Fixed Indexed Annuities 101 

Introduction 

Fixed indexed annuities (FIAs) have become a popular option for people looking to balance growth potential with protection from market risk. But what exactly are FIAs, and how do they differ from other annuities? In this article, we’ll explore how they work, their key features, and what makes them unique compared to different kinds of annuities like fixed or variable annuities.

What exactly is a fixed indexed annuity?    

A fixed indexed annuity is a financial contract between an individual and an annuity company. You, as the investor, make a lump-sum payment or transfer funds from an IRA into your chosen annuity. The insurance company then invests your money into a safe portfolio of high-grade bonds and U.S. treasuries. This conservative approach helps ensure that your principal is protected.

However, unlike other kinds of annuity products, FIAs allow you to participate in potential growth linked to a market index, such as the S&P 500 or another index. What’s unique here is that while your account is tracking an index, it’s not invested directly in the market. This feature of FIAs means your initial investment isn’t at risk if the market drops.

FIAs give you growth with protection: 

 One of the critical features of a fixed-indexed annuity is its balance between growth potential and risk protection. You don’t have growth potential with a standard fixed annuity as you do with a fixed index annuity. A FIA gives you safer, more predictable growth since it is tied to an index’s performance. At the same time, A FIA’s guarantees mean you are shielded from losses due to market downturns. With a FIA, your account will never lose value due to poor market performance.

To provide this security, FIAs impose limits on the gains you can earn. Features like cap rates, participation rates, and margins determine how much of the index’s performance the company credits to your annuity. These mechanisms allow for some growth, though they prevent you from reaping all the gains of market upswings.

Comparing Fixed Indexed Annuities to Other Annuities  

FIAs strike a balance between growth and protection, and they stand out compared to other types of annuities:

  • Fixed Annuities: A traditional fixed annuity provides a guaranteed interest rate and stable growth but does not allow you to benefit from the stock market’s performance. With FIAs, you can achieve higher returns without risking your principal.
  • Variable Annuities: Variable annuities claim to offer unlimited growth potential tied directly to the stock market. However, they also come with a higher level of risk. FIAs protect your principal from market losses, which variable annuities cannot do.

By combining the features of fixed and variable annuities, FIAs offer a middle ground—the opportunity for growth without the loss of principal.

How Does a Fixed Indexed Annuity Grow?  

When you invest in a FIA, the insurance company uses your premium to invest in safe bonds and treasuries. Instead of crediting you with interest, they use the interest earned to purchase an option tied to a market index. If the index goes up, your account gains value. If it goes down, the interest invested in the option is lost, but your principal remains intact.

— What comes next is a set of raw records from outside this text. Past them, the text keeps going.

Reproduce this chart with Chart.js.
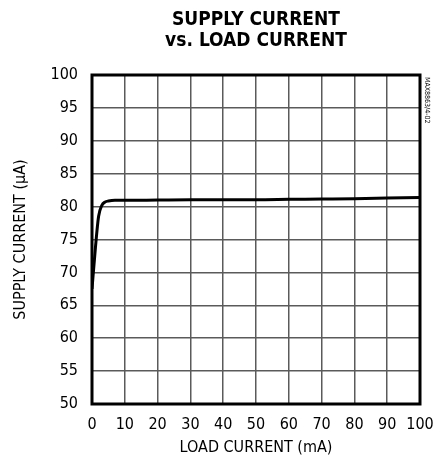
<!DOCTYPE html>
<html>
<head>
<meta charset="utf-8">
<script src="https://cdn.jsdelivr.net/npm/chart.js@4/dist/chart.umd.min.js"></script>
<style>
  body { margin: 0; background: #fff; }
  #chart { display: block; }
</style>
</head>
<body>
<canvas id="chart" width="435" height="461"></canvas>
<script>
// load current (mA) vs supply current (uA)
const loadCurrent = [0, 1, 2, 3, 4, 5, 7, 10, 20, 30, 40, 50, 60, 70, 80, 90, 100];
const supplyCurrent = [67.5, 73.5, 78.5, 80.2, 80.7, 80.85, 80.95, 80.95, 81.0, 81.05, 81.05, 81.05, 81.1, 81.15, 81.2, 81.3, 81.4];
const xTicks = [0, 10, 20, 30, 40, 50, 60, 70, 80, 90, 100];
const yTicks = [50, 55, 60, 65, 70, 75, 80, 85, 90, 95, 100];
const titleLines = ["SUPPLY CURRENT", "vs. LOAD CURRENT"];

const font = "'DejaVu Sans Condensed', 'Liberation Sans Narrow', sans-serif";

const frame = {
  id: "frame",
  afterDraw(chart) {
    const { ctx, chartArea: a } = chart;
    ctx.save();
    ctx.strokeStyle = "#000";
    ctx.lineWidth = 3;
    ctx.strokeRect(a.left, a.top, a.right - a.left, a.bottom - a.top);
    // title centred over the plot
    ctx.fillStyle = "#000";
    ctx.textAlign = "center";
    ctx.textBaseline = "middle";
    ctx.font = "bold 19px " + font;
    const cx = (a.left + a.right) / 2;
    ctx.fillText(titleLines[0], cx, 20);
    ctx.fillText(titleLines[1], cx, 41);
    // part number tag on the right
    ctx.textAlign = "left";
    ctx.translate(a.right + 7, a.top + 2);
    ctx.rotate(Math.PI / 2);
    ctx.font = "7px " + font;
    ctx.fillText("MAX8863/4-02", 0, 0);
    ctx.restore();
  }
};

new Chart(document.getElementById("chart"), {
  type: "line",
  data: {
    datasets: [{
      data: loadCurrent.map((x, i) => ({ x: x, y: supplyCurrent[i] })),
      borderColor: "#000",
      borderWidth: 3,
      pointRadius: 0,
      cubicInterpolationMode: "monotone",
      fill: false
    }]
  },
  options: {
    responsive: false,
    animation: false,
    layout: { padding: { left: 0, right: 15, top: 75, bottom: 0 } },
    plugins: {
      legend: { display: false },
      tooltip: { enabled: false },
      title: { display: false }
    },
    scales: {
      x: {
        type: "linear",
        min: 0,
        max: 100,
        afterBuildTicks: s => { s.ticks = xTicks.map(v => ({ value: v })); },
        afterFit: s => { s.height = 57; s.paddingLeft = 0; s.paddingRight = 0; },
        grid: { color: "#5a5a5a", lineWidth: 1.5, drawTicks: false },
        border: { display: false },
        ticks: { color: "#000", padding: 11, maxRotation: 0, font: { family: font, size: 16 } },
        title: { display: true, text: "LOAD CURRENT (mA)", color: "#000", padding: { top: 2 }, font: { family: font, size: 16 } }
      },
      y: {
        type: "linear",
        min: 50,
        max: 100,
        afterBuildTicks: s => { s.ticks = yTicks.map(v => ({ value: v })); },
        afterFit: s => { s.width = 92; },
        grid: { color: "#5a5a5a", lineWidth: 1.5, drawTicks: false },
        border: { display: false },
        ticks: { color: "#000", padding: 14, font: { family: font, size: 16 } },
        title: { display: true, text: "SUPPLY CURRENT (µA)", color: "#000", padding: { top: 11, bottom: 4 }, font: { family: font, size: 16 } }
      }
    }
  },
  plugins: [frame]
});
</script>
</body>
</html>
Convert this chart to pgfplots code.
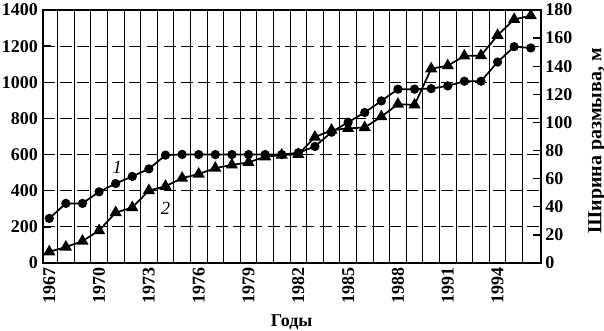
\documentclass[border=0pt]{standalone}
\usepackage{fontspec}
\setmainfont{Liberation Serif}
\usepackage{pgfplots}
\usepackage{pgfplotstable}
\pgfplotsset{compat=1.18}
\pgfplotstableread{
year v
1967 247
1968 330
1969 330
1970 394
1971 440
1972 479
1973 521
1974 597
1975 601
1976 600
1977 600
1978 600
1979 600
1980 600
1981 600
1982 610
1983 645
1984 724
1985 779
1986 833
1987 897
1988 962
1989 962
1990 965
1991 980
1992 1006
1993 1006
1994 1112
1995 1197
1996 1190
}\dataone
\pgfplotstableread{
year w
1967 8.0
1968 11.4
1969 15.6
1970 23.1
1971 35.9
1972 39.5
1973 51.6
1974 54.6
1975 60.4
1976 63.3
1977 67.5
1978 69.8
1979 71.6
1980 75.6
1981 76.8
1982 77.3
1983 89.6
1984 94.5
1985 95.8
1986 96.4
1987 104.1
1988 113.0
1989 112.5
1990 138.2
1991 140.4
1992 147.3
1993 147.6
1994 162.0
1995 173.3
1996 176.0
}\datatwo
\begin{document}
\begin{tikzpicture}
\pgfplotsset{
  common/.style={
    scale only axis, width=374pt, height=190pt,
    xmin=1966.6, xmax=1996.6,
    tick align=inside,
    axis line style={line width=1.5pt},
    /pgf/number format/assume math mode=true,
    /pgf/number format/1000 sep={},
    tick label style={font=\bfseries\fontsize{13.5}{16}\selectfont},
    major tick style={line width=1pt, black},
    major tick length=6pt,
    clip=false,
  }
}
\begin{axis}[common, name=ax,
  ymin=0, ymax=1400, ytick={0,200,...,1400}, ytick pos=left,
  xtick={1967,1970,...,1994}, xtick pos=bottom,
  minor xtick={1967.5,1968.5,...,1995.5},
  xminorgrids, ymajorgrids,
  minor grid style={black, line width=0.7pt},
  major grid style={black, line width=0.7pt, dash pattern=on 9pt off 4pt},
  xtick style={draw=none},
  minor tick length=0pt,
  xticklabel style={rotate=90, anchor=east},
  xlabel={Годы},
  xlabel style={at={(axis description cs:0.5,-0.235)}, anchor=center, font=\bfseries\fontsize{13.5}{16}\selectfont},
]
\addplot[black, line width=1.3pt, mark=*, mark size=2.8pt] table[x=year, y=v] {\dataone};
\node[font=\itshape\fontsize{14}{16}\selectfont] at (axis cs:1971.1,530) {1};
\node[font=\itshape\fontsize{14}{16}\selectfont] at (axis cs:1974,302) {2};
\end{axis}
\begin{axis}[common,
  ymin=0, ymax=180, ytick={0,20,...,180},
  axis y line*=right, axis x line=none,
  ylabel={Ширина размыва, м},
  ylabel style={at={(axis description cs:1.113,0.484)}, anchor=center, font=\bfseries\fontsize{15}{18}\selectfont},
]
\addplot[black, line width=1.3pt, mark=triangle*, mark size=4pt] table[x=year, y=w] {\datatwo};
\end{axis}
\pgfresetboundingbox
\path ([xshift=-32pt,yshift=-51pt]ax.south west) rectangle ([xshift=47.5pt,yshift=7.5pt]ax.north east);
\end{tikzpicture}
\end{document}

The worst-case scenario is that you will earn 0% for a specific term, but you’ll never lose money. Once interest is credited to your account, the company will not take it away.  This means FIAs are a reliable option for conservative investors seeking some market exposure without direct risks.

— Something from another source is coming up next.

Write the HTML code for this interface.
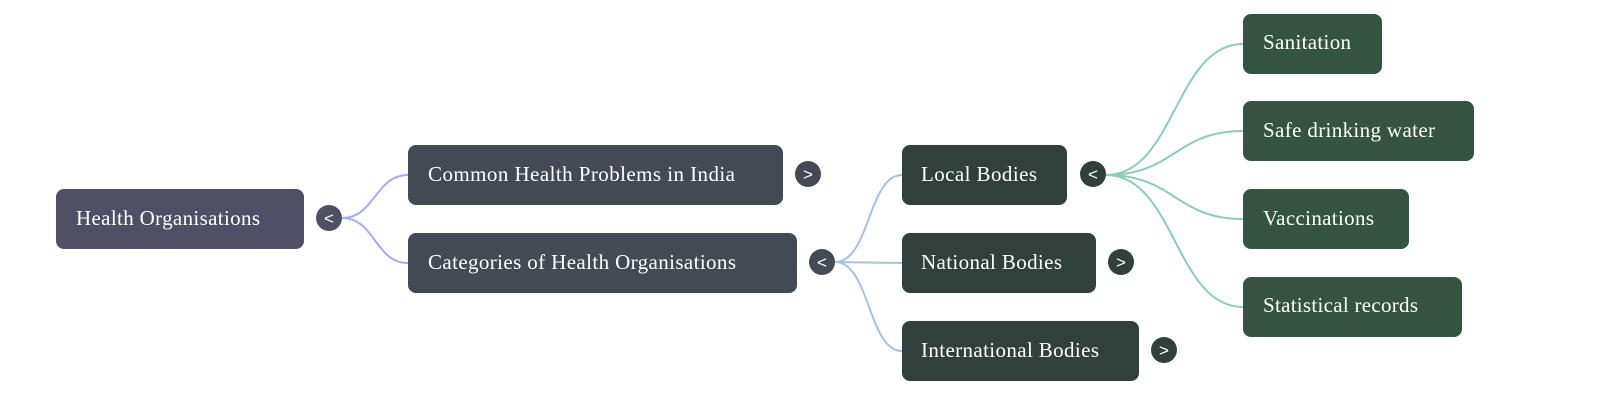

Fees and Surrender Penalties.   One advantage of FIAs is that there are typically no upfront fees. All your money goes to work right away. However, you should understand insurance companies recoup their costs through surrender penalties, which are charges imposed if you withdraw money early. These penalties typically decrease over time and are eliminated once the surrender term ends.

If you need to access funds before the contract’s end, penalties can range from 3 to 16 years, with most contracts having a 10-year term.

Optional Riders and Benefits FIAs may be customized using variety of optional riders, which provide additional benefits for a fee. These may include:

  • Guaranteed Lifetime Income: Allows you to receive regular payments for life, regardless of the account’s performance.
  • Long-Term Care Enhancements: Increase payouts if you need long-term care assistance.
  • Return of Premium: Offers the option to exit the contract early without paying surrender fees after a certain period.

Riders can add flexibility to an FIA but also come with additional costs that could reduce your overall performance.

Some pros and cons of fixed indexed annuities 

As do other financial product, FIAs have their advantages and disadvantages:

  • Pros:
    • A strong suit of FIAs is that they provide principal protection and guarantees to keep you from losing your original investment.
    • A FIA may potentially generate higher returns than annuity contracts, such as traditional fixed annuities.
    • You can purchase optional riders for your FIA to give you the flexibility of lifetime income or provide money for long-term care needs.
  • Cons:
    • A FIA may limit growth potential through mechanisms such as “cap” and “participation” rates.
    • If you need your money early, you could incur a costly surrender penalty.
    • If you choose to add additional riders, fees may reduce your overall returns.

Conclusion A fixed-indexed annuity can be a wise choice for your retirement strategy, offering both growth potential and protection from market downturns. While it may not provide the high returns of riskier investments, it offers peace of mind knowing that your principal is secure. Whether you’re looking for guaranteed income, protection, or long-term growth, understanding the basics of FIAs can help you decide if they’re the right fit for your financial future.